***** SOURCE MATERIAL *****
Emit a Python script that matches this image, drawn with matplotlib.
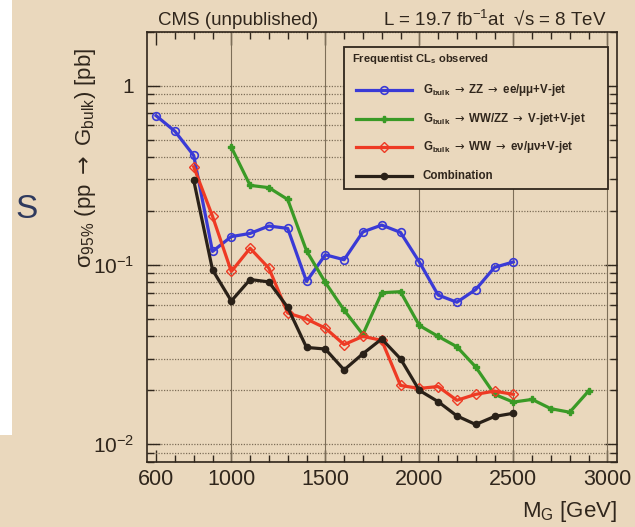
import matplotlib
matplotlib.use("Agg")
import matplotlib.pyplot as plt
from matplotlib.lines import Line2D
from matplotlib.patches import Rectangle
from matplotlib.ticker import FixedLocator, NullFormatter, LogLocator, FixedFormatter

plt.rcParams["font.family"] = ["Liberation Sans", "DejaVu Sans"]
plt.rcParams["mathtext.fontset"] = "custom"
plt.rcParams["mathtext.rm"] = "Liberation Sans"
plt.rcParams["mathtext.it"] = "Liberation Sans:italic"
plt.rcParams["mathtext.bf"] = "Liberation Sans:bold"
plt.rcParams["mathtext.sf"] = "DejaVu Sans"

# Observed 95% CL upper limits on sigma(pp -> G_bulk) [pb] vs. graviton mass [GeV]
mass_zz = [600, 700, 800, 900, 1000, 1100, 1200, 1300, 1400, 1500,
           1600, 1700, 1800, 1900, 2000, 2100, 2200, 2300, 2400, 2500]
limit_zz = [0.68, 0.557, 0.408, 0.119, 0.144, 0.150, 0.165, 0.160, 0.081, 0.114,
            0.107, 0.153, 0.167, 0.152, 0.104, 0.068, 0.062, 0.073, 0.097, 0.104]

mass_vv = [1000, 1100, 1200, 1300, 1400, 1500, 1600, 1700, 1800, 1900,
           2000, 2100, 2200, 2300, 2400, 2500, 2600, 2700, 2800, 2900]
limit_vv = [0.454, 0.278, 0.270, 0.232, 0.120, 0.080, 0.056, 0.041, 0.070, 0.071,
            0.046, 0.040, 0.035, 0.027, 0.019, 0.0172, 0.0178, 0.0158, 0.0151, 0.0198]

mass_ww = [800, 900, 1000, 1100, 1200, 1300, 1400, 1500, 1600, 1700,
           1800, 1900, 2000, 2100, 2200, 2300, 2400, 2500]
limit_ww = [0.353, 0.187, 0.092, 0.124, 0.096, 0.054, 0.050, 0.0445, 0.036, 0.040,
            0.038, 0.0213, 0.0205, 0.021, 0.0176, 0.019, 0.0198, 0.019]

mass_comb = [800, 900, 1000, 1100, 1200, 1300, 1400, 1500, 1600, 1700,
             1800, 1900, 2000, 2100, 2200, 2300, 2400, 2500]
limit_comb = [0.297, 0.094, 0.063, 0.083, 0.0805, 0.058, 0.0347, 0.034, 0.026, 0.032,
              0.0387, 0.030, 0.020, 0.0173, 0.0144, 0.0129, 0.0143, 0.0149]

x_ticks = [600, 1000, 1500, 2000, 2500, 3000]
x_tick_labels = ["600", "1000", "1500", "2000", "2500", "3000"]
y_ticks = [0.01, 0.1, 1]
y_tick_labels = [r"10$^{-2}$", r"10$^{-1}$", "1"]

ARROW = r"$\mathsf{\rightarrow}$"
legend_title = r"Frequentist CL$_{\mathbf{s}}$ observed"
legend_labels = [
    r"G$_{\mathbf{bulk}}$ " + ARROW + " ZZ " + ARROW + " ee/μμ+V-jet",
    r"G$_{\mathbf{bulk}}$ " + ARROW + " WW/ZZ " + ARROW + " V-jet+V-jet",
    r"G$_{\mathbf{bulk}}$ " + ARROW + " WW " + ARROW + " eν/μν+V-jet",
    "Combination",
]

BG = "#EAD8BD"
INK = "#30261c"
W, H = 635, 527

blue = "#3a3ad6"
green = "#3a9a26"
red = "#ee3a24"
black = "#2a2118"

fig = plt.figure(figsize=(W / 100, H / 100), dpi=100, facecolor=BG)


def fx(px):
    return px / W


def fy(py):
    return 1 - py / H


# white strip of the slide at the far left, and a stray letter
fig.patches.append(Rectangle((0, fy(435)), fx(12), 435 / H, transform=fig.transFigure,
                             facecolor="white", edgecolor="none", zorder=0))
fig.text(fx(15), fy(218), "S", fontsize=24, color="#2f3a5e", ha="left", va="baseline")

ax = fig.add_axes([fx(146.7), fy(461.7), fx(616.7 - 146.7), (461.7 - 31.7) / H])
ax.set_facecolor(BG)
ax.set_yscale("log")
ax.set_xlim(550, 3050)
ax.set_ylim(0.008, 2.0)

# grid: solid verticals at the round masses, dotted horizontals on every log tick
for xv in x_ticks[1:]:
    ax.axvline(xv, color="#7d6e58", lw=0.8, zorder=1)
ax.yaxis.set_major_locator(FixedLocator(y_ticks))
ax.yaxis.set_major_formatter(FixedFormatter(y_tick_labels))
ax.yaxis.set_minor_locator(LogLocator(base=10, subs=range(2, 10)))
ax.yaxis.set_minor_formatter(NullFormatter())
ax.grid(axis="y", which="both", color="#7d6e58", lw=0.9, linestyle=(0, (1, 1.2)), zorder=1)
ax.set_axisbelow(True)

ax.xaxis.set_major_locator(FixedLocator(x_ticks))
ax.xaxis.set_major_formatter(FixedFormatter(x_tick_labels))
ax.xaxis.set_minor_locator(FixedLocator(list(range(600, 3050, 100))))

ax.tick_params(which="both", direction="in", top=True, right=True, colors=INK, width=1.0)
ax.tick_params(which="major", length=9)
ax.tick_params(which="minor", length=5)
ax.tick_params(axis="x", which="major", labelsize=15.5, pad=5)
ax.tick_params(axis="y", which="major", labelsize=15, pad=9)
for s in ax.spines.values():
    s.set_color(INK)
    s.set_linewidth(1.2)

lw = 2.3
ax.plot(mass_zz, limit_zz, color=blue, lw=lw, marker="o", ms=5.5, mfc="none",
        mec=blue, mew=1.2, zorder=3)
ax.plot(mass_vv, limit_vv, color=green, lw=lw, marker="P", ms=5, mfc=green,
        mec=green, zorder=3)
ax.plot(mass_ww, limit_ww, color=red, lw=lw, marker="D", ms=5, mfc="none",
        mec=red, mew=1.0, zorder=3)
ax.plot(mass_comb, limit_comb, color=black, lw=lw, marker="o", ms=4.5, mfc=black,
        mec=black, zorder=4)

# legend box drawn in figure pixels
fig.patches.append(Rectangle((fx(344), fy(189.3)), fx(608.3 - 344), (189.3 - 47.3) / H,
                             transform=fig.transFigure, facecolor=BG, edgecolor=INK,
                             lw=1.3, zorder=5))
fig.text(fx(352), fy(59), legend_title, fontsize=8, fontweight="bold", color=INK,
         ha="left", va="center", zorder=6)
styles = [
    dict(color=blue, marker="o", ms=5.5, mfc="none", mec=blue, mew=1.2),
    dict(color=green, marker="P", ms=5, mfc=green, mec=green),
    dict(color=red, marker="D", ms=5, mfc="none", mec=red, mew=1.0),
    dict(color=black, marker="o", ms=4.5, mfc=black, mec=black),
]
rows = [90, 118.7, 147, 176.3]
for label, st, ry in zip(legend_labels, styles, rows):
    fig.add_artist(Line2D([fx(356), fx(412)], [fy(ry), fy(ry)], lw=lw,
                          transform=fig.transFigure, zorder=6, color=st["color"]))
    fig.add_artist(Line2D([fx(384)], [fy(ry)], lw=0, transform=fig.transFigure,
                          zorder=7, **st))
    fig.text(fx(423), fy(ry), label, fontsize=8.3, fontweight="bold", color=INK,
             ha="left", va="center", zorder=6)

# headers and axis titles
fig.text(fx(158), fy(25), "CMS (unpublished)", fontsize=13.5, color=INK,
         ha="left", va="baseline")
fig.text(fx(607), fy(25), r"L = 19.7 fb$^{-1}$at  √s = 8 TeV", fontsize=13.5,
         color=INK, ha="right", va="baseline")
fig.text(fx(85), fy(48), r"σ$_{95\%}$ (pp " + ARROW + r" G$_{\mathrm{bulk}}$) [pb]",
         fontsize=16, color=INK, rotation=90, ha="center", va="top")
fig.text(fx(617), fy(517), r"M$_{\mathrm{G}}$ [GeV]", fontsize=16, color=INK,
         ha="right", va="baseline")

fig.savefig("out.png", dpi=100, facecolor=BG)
*****
WHAT YOU ARE ASKED TO DO
Leave the pictures out and please restate exactly the lines running from the start of the material through the one with "from matplotlib.ticker import".

SOLUTION TO THE PROBLEM
Emit a Python script that matches this image, drawn with matplotlib.
import matplotlib
matplotlib.use("Agg")
import matplotlib.pyplot as plt
from matplotlib.lines import Line2D
from matplotlib.patches import Rectangle
from matplotlib.ticker import FixedLocator, NullFormatter, LogLocator, FixedFormatter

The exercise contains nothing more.